_TASK TO COMPLETE:_
Quote the lines that run from the line containing "Recreate this image" down to the line containing "const upperWhisker = [0.8, 0.874, 0.8, 0.9445, 0.8, 0.951];". Include both of those lines, reproduce each exactly, and omit everything else.

_Records excerpted from a collection:_
======
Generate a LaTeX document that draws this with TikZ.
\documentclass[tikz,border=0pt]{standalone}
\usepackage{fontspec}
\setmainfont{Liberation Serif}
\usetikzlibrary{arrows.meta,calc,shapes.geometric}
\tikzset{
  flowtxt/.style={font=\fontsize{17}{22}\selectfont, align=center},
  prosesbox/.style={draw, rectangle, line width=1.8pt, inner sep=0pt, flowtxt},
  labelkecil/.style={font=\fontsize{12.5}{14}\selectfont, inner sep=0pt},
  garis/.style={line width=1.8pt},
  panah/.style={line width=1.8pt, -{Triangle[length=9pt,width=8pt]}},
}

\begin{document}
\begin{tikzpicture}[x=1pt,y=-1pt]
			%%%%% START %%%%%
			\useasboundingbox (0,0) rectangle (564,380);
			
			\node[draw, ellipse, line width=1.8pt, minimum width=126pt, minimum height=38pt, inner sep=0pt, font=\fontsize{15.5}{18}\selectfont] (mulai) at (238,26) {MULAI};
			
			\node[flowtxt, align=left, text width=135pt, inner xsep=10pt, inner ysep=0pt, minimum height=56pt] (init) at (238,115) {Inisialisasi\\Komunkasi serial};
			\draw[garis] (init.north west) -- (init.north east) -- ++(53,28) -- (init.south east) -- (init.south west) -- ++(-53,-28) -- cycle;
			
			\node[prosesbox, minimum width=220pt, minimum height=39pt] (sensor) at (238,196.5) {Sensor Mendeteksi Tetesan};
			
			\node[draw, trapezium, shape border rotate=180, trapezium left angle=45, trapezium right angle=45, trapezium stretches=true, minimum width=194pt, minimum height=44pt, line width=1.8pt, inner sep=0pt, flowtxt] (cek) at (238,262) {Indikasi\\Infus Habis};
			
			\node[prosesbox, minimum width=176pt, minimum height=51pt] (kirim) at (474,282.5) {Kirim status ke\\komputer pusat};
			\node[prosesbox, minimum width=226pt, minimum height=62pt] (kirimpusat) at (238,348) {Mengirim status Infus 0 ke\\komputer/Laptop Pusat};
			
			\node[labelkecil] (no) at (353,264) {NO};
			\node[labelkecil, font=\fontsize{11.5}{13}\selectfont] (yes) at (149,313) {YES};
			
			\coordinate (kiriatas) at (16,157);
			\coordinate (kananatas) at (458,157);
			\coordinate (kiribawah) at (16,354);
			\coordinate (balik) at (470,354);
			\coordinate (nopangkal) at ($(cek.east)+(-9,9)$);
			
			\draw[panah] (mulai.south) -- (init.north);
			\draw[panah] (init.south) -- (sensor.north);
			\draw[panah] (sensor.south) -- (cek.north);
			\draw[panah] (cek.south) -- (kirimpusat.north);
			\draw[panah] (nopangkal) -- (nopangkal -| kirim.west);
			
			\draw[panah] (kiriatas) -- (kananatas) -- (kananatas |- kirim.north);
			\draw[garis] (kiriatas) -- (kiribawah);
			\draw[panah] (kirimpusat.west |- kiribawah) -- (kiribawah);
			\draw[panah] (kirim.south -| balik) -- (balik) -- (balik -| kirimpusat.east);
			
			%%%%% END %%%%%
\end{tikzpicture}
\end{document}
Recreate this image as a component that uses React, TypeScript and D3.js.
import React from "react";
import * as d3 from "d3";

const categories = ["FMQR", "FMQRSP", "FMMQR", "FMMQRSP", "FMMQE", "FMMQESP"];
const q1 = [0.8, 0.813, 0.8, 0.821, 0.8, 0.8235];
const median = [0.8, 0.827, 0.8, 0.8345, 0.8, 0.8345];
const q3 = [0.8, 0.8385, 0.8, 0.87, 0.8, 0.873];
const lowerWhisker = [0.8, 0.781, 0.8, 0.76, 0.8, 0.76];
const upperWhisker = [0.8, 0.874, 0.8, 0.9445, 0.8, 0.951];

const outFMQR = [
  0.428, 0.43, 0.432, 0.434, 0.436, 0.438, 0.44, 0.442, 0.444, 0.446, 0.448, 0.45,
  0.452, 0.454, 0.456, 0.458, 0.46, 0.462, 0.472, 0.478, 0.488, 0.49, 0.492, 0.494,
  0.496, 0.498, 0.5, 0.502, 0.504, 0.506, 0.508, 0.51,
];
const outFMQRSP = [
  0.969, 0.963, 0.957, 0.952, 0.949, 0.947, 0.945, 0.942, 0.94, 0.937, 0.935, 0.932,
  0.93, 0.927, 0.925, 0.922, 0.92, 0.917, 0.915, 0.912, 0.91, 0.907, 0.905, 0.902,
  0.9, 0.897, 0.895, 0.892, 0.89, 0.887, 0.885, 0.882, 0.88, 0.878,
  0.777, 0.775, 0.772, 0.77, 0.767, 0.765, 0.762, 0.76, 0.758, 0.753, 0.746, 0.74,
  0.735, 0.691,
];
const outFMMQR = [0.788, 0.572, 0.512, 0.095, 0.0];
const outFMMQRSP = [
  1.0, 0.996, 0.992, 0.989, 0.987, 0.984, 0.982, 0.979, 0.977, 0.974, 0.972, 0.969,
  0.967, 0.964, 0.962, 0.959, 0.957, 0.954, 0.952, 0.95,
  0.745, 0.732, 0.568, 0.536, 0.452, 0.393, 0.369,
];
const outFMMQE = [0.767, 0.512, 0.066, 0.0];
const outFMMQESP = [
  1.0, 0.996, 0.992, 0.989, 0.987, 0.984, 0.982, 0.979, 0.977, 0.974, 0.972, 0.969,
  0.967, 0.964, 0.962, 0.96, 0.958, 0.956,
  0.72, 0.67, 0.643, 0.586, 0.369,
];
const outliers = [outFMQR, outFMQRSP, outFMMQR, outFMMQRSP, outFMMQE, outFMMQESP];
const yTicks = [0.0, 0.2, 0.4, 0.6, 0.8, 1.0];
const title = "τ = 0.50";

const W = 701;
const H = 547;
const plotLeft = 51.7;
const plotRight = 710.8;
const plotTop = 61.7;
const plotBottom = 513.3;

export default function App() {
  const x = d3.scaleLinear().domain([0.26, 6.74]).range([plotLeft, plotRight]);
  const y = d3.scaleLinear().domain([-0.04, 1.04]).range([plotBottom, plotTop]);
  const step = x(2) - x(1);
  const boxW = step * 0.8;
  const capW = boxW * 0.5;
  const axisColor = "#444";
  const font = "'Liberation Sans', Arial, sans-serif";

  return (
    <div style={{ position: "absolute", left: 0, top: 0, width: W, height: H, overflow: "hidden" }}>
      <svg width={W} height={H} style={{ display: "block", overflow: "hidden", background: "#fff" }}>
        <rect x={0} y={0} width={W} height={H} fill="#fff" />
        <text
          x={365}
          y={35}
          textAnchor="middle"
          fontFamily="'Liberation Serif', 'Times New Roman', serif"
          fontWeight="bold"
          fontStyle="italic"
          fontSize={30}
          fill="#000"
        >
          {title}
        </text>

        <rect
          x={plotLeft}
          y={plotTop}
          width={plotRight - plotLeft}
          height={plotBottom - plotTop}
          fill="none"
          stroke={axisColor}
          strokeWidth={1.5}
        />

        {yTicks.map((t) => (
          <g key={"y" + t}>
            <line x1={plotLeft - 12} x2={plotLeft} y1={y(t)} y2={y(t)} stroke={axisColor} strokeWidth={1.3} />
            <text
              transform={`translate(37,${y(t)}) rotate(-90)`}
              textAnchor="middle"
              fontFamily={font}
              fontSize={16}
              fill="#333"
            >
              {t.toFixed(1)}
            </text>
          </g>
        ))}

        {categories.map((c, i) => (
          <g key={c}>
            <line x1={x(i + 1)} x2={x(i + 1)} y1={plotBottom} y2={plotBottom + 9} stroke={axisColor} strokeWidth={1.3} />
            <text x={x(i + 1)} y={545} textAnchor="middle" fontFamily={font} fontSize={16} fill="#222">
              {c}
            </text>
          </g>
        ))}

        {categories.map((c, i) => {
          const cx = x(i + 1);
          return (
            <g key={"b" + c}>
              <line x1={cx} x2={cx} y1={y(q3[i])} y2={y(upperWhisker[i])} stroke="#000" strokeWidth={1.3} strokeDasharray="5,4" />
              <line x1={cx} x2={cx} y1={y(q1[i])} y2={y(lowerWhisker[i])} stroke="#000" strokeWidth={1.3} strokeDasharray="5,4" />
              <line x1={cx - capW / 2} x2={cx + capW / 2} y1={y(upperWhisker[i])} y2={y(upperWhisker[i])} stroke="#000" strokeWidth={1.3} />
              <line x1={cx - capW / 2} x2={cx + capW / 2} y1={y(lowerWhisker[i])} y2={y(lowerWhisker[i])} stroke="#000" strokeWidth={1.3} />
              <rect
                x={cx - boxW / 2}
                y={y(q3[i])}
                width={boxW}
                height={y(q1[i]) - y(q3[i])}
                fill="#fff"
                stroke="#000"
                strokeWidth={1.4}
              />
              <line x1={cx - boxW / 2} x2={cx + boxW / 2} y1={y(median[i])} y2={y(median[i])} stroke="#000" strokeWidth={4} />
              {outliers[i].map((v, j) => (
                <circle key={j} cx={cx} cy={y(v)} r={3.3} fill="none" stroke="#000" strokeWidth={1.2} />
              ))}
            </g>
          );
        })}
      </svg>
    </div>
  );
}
======
_EXPECTED ANSWER:_
Recreate this image as a component that uses React, TypeScript and D3.js.
import React from "react";
import * as d3 from "d3";

const categories = ["FMQR", "FMQRSP", "FMMQR", "FMMQRSP", "FMMQE", "FMMQESP"];
const q1 = [0.8, 0.813, 0.8, 0.821, 0.8, 0.8235];
const median = [0.8, 0.827, 0.8, 0.8345, 0.8, 0.8345];
const q3 = [0.8, 0.8385, 0.8, 0.87, 0.8, 0.873];
const lowerWhisker = [0.8, 0.781, 0.8, 0.76, 0.8, 0.76];
const upperWhisker = [0.8, 0.874, 0.8, 0.9445, 0.8, 0.951];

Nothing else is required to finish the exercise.